Crest FM

Akure and Ibadan; Nigeria;
- Broadcast area: Alagbaka, Akure, Ondo State and Galilee Bus stop, Olodo, Ibadan
- Frequencies: 106.1MHz& 91.1fm

Programming
- Languages: English, Yoruba

Ownership
- Owner: Olumide Origunloye

History
- First air date: 2020

Links
- Website: crest1061fm.com

= Crest FM =

Crest FM operating as an arm of Cresthills Media Group currently has two radio stations situated at Alagbaka, Akure, Ondo State, Nigeria (106.1fm) and Galilee bus stop, Olodo, Ibadan(91.1fm). The radio stations were founded on April 6, 2020 and Feb 6, 2023 respectively.
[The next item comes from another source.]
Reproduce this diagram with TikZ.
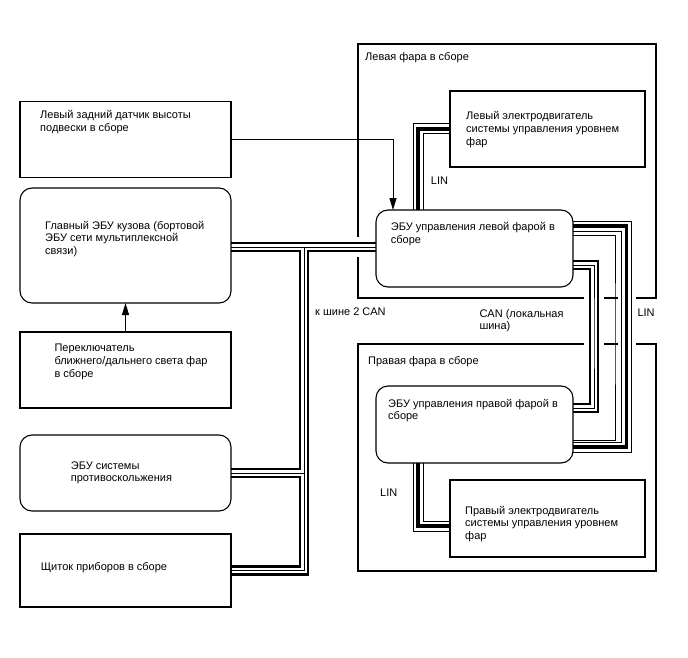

Its Group Chief Operating Officer is Mr. Adeolu Gboyega.

== History ==
Crest FM has been adjudged as one of the fastest growing radio stations in South West, Nigeria not just for its reach and good signal quality but creating positive disruptions in the media space with its programming. In Ondo State for instance, Crest fm houses 80% of the most popular broadcasters in the State thereby making it the listeners and advertisers choice always. In its three years of operations, it has grown to the top of the MPS chart and has recently extended its operations to Oyo State with the establishment of Crest 91.1fm, Ibadan.